Interesting. Pull 4 words from a statement that says IF xxx happened, then xxx"swept from the field", and claim that the statement is wrong. Meaningless, but interesting.

France won the Thirty Years war and did so well that they continued to fight Spain ten years after the peace of Westphelia (1646). Most of the war was faught in Germany, not France. It was a massive defeat of the Spanish Habsburgs and the end of Spain as the dominant world power. - Won.

King Philip V was still king of Spain after the war, and that was what France was fighting for wasn’t it? Sure Marlborough handed them their arse for most of the war, but France rebounded in1712 with some victories after Marlborough was removed and faught the war to a stalemate. - Tie.

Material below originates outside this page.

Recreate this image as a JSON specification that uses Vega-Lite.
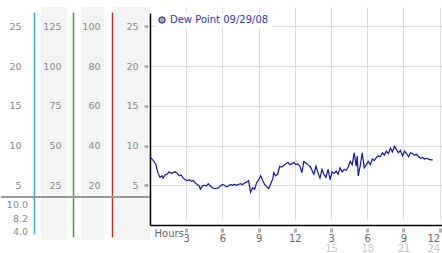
{
  "$schema": "https://vega.github.io/schema/vega-lite/v6.json",
  "padding": {"left": 0, "top": 7, "right": 0, "bottom": 0},
  "spacing": 0,
  "bounds": "flush",
  "config": {"view": {"stroke": null}, "font": "DejaVu Sans"},
  "datasets": {
    "sep": [{"line": "separator"}],
    "stats": [{"stat": "max", "value": 10.0}, {"stat": "avg", "value": 8.2}, {"stat": "min", "value": 4.0}],
    "dew": [
      {"h": 0.00, "v": 8.6}, {"h": 0.17, "v": 8.3}, {"h": 0.33, "v": 8.0}, {"h": 0.50, "v": 7.6}, {"h": 0.58, "v": 7.0},
      {"h": 0.67, "v": 6.5}, {"h": 0.83, "v": 6.0}, {"h": 1.00, "v": 6.2}, {"h": 1.08, "v": 5.9}, {"h": 1.25, "v": 6.3},
      {"h": 1.42, "v": 6.4}, {"h": 1.58, "v": 6.7}, {"h": 1.75, "v": 6.5}, {"h": 1.92, "v": 6.6}, {"h": 2.08, "v": 6.7},
      {"h": 2.25, "v": 6.5}, {"h": 2.42, "v": 6.2}, {"h": 2.58, "v": 6.3}, {"h": 2.75, "v": 5.9}, {"h": 2.92, "v": 5.7},
      {"h": 3.08, "v": 5.6}, {"h": 3.25, "v": 5.7}, {"h": 3.42, "v": 5.5}, {"h": 3.58, "v": 5.6}, {"h": 3.75, "v": 5.3},
      {"h": 3.92, "v": 5.1}, {"h": 4.08, "v": 4.9}, {"h": 4.17, "v": 4.5}, {"h": 4.33, "v": 4.9}, {"h": 4.50, "v": 5.0},
      {"h": 4.67, "v": 4.9}, {"h": 4.83, "v": 5.2}, {"h": 5.00, "v": 4.9}, {"h": 5.17, "v": 4.7}, {"h": 5.33, "v": 4.6},
      {"h": 5.50, "v": 4.6}, {"h": 5.67, "v": 4.7}, {"h": 5.83, "v": 4.9}, {"h": 6.00, "v": 5.1}, {"h": 6.17, "v": 5.0},
      {"h": 6.33, "v": 4.8}, {"h": 6.50, "v": 4.9}, {"h": 6.67, "v": 5.1}, {"h": 6.83, "v": 5.0}, {"h": 7.00, "v": 5.1},
      {"h": 7.17, "v": 5.0}, {"h": 7.33, "v": 5.1}, {"h": 7.50, "v": 5.2}, {"h": 7.67, "v": 5.1}, {"h": 7.83, "v": 5.3},
      {"h": 8.00, "v": 5.4}, {"h": 8.17, "v": 5.6}, {"h": 8.33, "v": 4.1}, {"h": 8.50, "v": 4.7}, {"h": 8.67, "v": 4.5},
      {"h": 8.83, "v": 5.3}, {"h": 9.00, "v": 5.7}, {"h": 9.17, "v": 6.2}, {"h": 9.33, "v": 5.6}, {"h": 9.50, "v": 5.1},
      {"h": 9.67, "v": 4.8}, {"h": 9.83, "v": 4.6}, {"h": 10.00, "v": 5.2}, {"h": 10.17, "v": 5.8}, {"h": 10.25, "v": 6.6},
      {"h": 10.42, "v": 6.2}, {"h": 10.58, "v": 6.4}, {"h": 10.75, "v": 7.4}, {"h": 10.92, "v": 7.3}, {"h": 11.08, "v": 7.5},
      {"h": 11.25, "v": 7.7}, {"h": 11.42, "v": 7.9}, {"h": 11.58, "v": 7.6}, {"h": 11.75, "v": 7.7}, {"h": 11.92, "v": 7.9},
      {"h": 12.08, "v": 7.6}, {"h": 12.25, "v": 7.7}, {"h": 12.42, "v": 7.4}, {"h": 12.58, "v": 6.6}, {"h": 12.75, "v": 8.0},
      {"h": 12.92, "v": 7.8}, {"h": 13.08, "v": 7.6}, {"h": 13.25, "v": 7.4}, {"h": 13.42, "v": 6.9}, {"h": 13.58, "v": 6.4},
      {"h": 13.75, "v": 7.4}, {"h": 13.92, "v": 6.6}, {"h": 14.08, "v": 5.9}, {"h": 14.25, "v": 7.0}, {"h": 14.42, "v": 6.3},
      {"h": 14.58, "v": 6.0}, {"h": 14.75, "v": 7.0}, {"h": 14.92, "v": 5.7}, {"h": 15.08, "v": 6.7}, {"h": 15.25, "v": 6.5},
      {"h": 15.42, "v": 6.8}, {"h": 15.58, "v": 6.4}, {"h": 15.75, "v": 7.2}, {"h": 15.92, "v": 6.7}, {"h": 16.08, "v": 7.0},
      {"h": 16.25, "v": 6.9}, {"h": 16.42, "v": 7.3}, {"h": 16.58, "v": 8.0}, {"h": 16.75, "v": 7.6}, {"h": 16.92, "v": 9.1},
      {"h": 17.08, "v": 7.4}, {"h": 17.17, "v": 8.7}, {"h": 17.25, "v": 6.2}, {"h": 17.42, "v": 7.5}, {"h": 17.58, "v": 9.1},
      {"h": 17.75, "v": 7.2}, {"h": 17.92, "v": 7.6}, {"h": 18.08, "v": 8.0}, {"h": 18.25, "v": 7.6}, {"h": 18.42, "v": 8.3},
      {"h": 18.58, "v": 8.1}, {"h": 18.75, "v": 8.5}, {"h": 18.92, "v": 8.7}, {"h": 19.08, "v": 8.6}, {"h": 19.25, "v": 9.1},
      {"h": 19.42, "v": 8.8}, {"h": 19.58, "v": 9.3}, {"h": 19.75, "v": 9.0}, {"h": 19.92, "v": 9.7}, {"h": 20.08, "v": 9.2},
      {"h": 20.25, "v": 9.9}, {"h": 20.42, "v": 9.5}, {"h": 20.58, "v": 9.1}, {"h": 20.75, "v": 9.4}, {"h": 20.92, "v": 8.7},
      {"h": 21.08, "v": 9.3}, {"h": 21.25, "v": 9.0}, {"h": 21.42, "v": 8.6}, {"h": 21.58, "v": 9.1}, {"h": 21.75, "v": 9.0},
      {"h": 21.92, "v": 8.8}, {"h": 22.08, "v": 8.9}, {"h": 22.25, "v": 8.6}, {"h": 22.42, "v": 8.4}, {"h": 22.58, "v": 8.5},
      {"h": 22.75, "v": 8.3}, {"h": 22.92, "v": 8.4}, {"h": 23.08, "v": 8.3}, {"h": 23.25, "v": 8.2}, {"h": 23.42, "v": 8.2}
    ]
  },
  "hconcat": [
    {
      "width": 40,
      "height": 233,
      "layer": [
        {
          "data": {"name": "sep"},
          "mark": {"type": "rule", "color": "#9a9a9a", "strokeWidth": 2},
          "encoding": {
            "y": {
              "datum": 3.526, "type": "quantitative",
              "scale": {"domain": [-1.134, 26.826], "range": [227, 5], "nice": false, "zero": false},
              "axis": {"orient": "right", "offset": -7, "values": [5, 10, 15, 20, 25], "title": null, "grid": false,
                "ticks": false, "tickSize": 0, "domainColor": "#3fa7c4", "domainWidth": 1.5, "labelPadding": -13,
                "labelAlign": "right", "labelColor": "#888", "labelFontSize": 9.5, "labelFlush": false}
            }
          }
        },
        {
          "data": {"name": "stats"},
          "mark": {"type": "text", "align": "right", "dx": 7, "color": "#888", "fontSize": 9.5},
          "encoding": {
            "y": {"field": "stat", "type": "ordinal",
              "scale": {"type": "point", "domain": ["max", "avg", "min"], "range": [198, 225], "padding": 0},
              "axis": null},
            "text": {"field": "value", "type": "quantitative", "format": ".1f"}
          }
        }
      ],
      "resolve": {"scale": {"y": "independent"}}
    },
    {
      "width": 26,
      "height": 233,
      "view": {"fill": "#f4f4f4"},
      "data": {"name": "sep"},
      "mark": {"type": "rule", "color": "#9a9a9a", "strokeWidth": 2},
      "encoding": {
        "y": {
          "datum": 17.63, "type": "quantitative",
          "scale": {"domain": [-7.557, 134.13], "range": [230, 5], "nice": false, "zero": false},
          "axis": {"orient": "right", "offset": 6, "values": [25, 50, 75, 100, 125], "title": null, "grid": false,
            "ticks": false, "tickSize": 0, "domainColor": "#3d9f3d", "domainWidth": 1.5, "labelPadding": -12,
            "labelAlign": "right", "labelColor": "#888", "labelFontSize": 9.5, "labelFlush": false}
        }
      }
    },
    {
      "width": 14,
      "height": 233,
      "data": {"name": "sep"},
      "mark": {"type": "rule", "color": "#9a9a9a", "strokeWidth": 2},
      "encoding": {
        "y": {"datum": 3.526, "type": "quantitative",
          "scale": {"domain": [-1.134, 26.826], "range": [227, 5], "nice": false, "zero": false}, "axis": null}
      }
    },
    {
      "width": 23,
      "height": 233,
      "view": {"fill": "#f4f4f4"},
      "data": {"name": "sep"},
      "mark": {"type": "rule", "color": "#9a9a9a", "strokeWidth": 2},
      "encoding": {
        "y": {
          "datum": 14.106, "type": "quantitative",
          "scale": {"domain": [-6.045, 107.3], "range": [230, 5], "nice": false, "zero": false},
          "axis": {"orient": "right", "offset": 8, "values": [20, 40, 60, 80, 100], "title": null, "grid": false,
            "ticks": false, "tickSize": 0, "domainColor": "#a83232", "domainWidth": 1.5, "labelPadding": -12,
            "labelAlign": "right", "labelColor": "#888", "labelFontSize": 9.5, "labelFlush": false}
        }
      }
    },
    {
      "width": 10,
      "height": 233,
      "data": {"name": "sep"},
      "mark": {"type": "rule", "color": "#9a9a9a", "strokeWidth": 2},
      "encoding": {
        "y": {"datum": 3.526, "type": "quantitative",
          "scale": {"domain": [-1.134, 26.826], "range": [227, 5], "nice": false, "zero": false}, "axis": null}
      }
    },
    {
      "width": 36,
      "height": 233,
      "view": {"fill": "#f4f4f4"},
      "data": {"name": "sep"},
      "mark": {"type": "rule", "color": "#9a9a9a", "strokeWidth": 2},
      "encoding": {
        "y": {"datum": 3.526, "type": "quantitative",
          "scale": {"domain": [-1.134, 26.826], "range": [227, 5], "nice": false, "zero": false}, "axis": null}
      }
    },
    {
      "width": 292,
      "height": 218,
      "data": {"name": "dew"},
      "layer": [
        {
          "mark": {"type": "line", "strokeWidth": 1.2},
          "encoding": {
            "x": {"field": "h", "type": "quantitative",
              "scale": {"domain": [0, 24.19], "nice": false, "zero": false},
              "axis": {"orient": "bottom", "values": [3, 6, 9, 12, 15, 18, 21, 24],
                "labelExpr": "datum.value > 12 ? datum.value - 12 : datum.value",
                "grid": true, "gridColor": "#dcdcdc", "domainColor": "#000", "domainWidth": 1.5,
                "tickSize": 7, "tickWidth": 3, "tickColor": "#b0b0b0", "tickDash": [0, 3, 4, 0],
                "labelPadding": 1, "labelColor": "#666", "labelFontSize": 10, "labelFlush": 3,
                "title": "Hours", "titleAnchor": "start", "titleAlign": "left", "titleX": 4, "titleY": 8,
                "titleBaseline": "middle", "titleColor": "#666", "titleFontWeight": "normal", "titleFontSize": 10}},
            "y": {"field": "v", "type": "quantitative",
              "scale": {"domain": [0, 26.7], "range": [218, 6], "nice": false, "zero": false},
              "axis": {"values": [5, 10, 15, 20, 25], "grid": true, "gridColor": "#dcdcdc", "domainColor": "#000",
                "domainWidth": 1.5, "tickSize": 6, "tickWidth": 3, "tickColor": "#b0b0b0", "tickDash": [0, 2, 4, 0],
                "labelPadding": 6, "labelColor": "#888", "labelFontSize": 9.5, "labelFlush": false, "title": null}},
            "color": {"datum": "Dew Point 09/29/08", "scale": {"range": ["#1414a0"]},
              "legend": {"orient": "none", "legendX": 154, "legendY": 6, "title": null, "symbolType": "circle",
                "symbolSize": 40, "labelColor": "#2a3aa8", "labelFontSize": 10, "labelOffset": 3, "padding": 2,
                "fillColor": "#ffffff",
                "encode": {"symbols": {"update": {"fill": {"value": "#aaaaaa"}, "stroke": {"value": "#999999"}, "strokeWidth": {"value": 1}}}}}}
          }
        },
        {
          "mark": {"type": "point", "opacity": 0},
          "encoding": {
            "x": {"field": "h", "type": "quantitative",
              "axis": {"orient": "bottom", "values": [15, 18, 21, 24], "grid": false, "domain": false, "ticks": false,
                "labelPadding": 18, "labelColor": "#c8c8c8", "labelFontSize": 10, "labelFlush": 3, "title": null}}
          }
        }
      ],
      "resolve": {"axis": {"x": "independent"}}
    }
  ]
}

So I didn’t copy/paste your whole post, and that means I have no point? Okay.

My point, which you fail to address, is that WWI was defense-dominant. Offensives, even with marked numerical superiority, were almost all dismal failures. In 4 years of intense fighting, the amount of land that actually traded hands was virtually insignificant. Germany’s eastern troops were unlikely to have produced a war-winning offensive, for the same reason that the Battle of the Somme didn’t result in the German troops being “swept from the field.”

sigh

I’ll try once more, using small words.

I know nobody was “swept from the field” on the battlefields WWI, it was simply a poetic phrase for losing the war- or don’t you agree that the Treaty of Versailles “Swept Germany from the field of battle”?

Second, one side or the other was going to crack in 1918, neither had the resources to continue fighting much longer. American intervention ensured that it was Germany that cracked, not the allies. Fight the war over 10 times without it (U.S. intervention) and Germany wins 8 of them.

Actually, I’d guess that Germany wins 2 of them. The Allies win 1, and the other 7 end in a negotiated peace. Which, actually, would have been preferable to the Treaty of Versailles, given what we know now about the effects that had.

I’m tired right now and busy tomorrow. However if anyone insists, this entire silly list can be dissected piece by piece without great difficulty and I’d be happy to do so Monday or Tuesday. Needless to say it is mostly ahistorical exaggerations and half-truths.

However, I’m hoping nobody would take this kind of crap seriously in the first place.

  • Tamerlane

WWI was a war of attrition. America’s contribution to victory was simply joining the war, thereby making available millions of extra troops. Germany recognized this, and launched the spring 1918 offensive as a do-or-die effort to achieve victory before the US military could get significantly involved. They failed.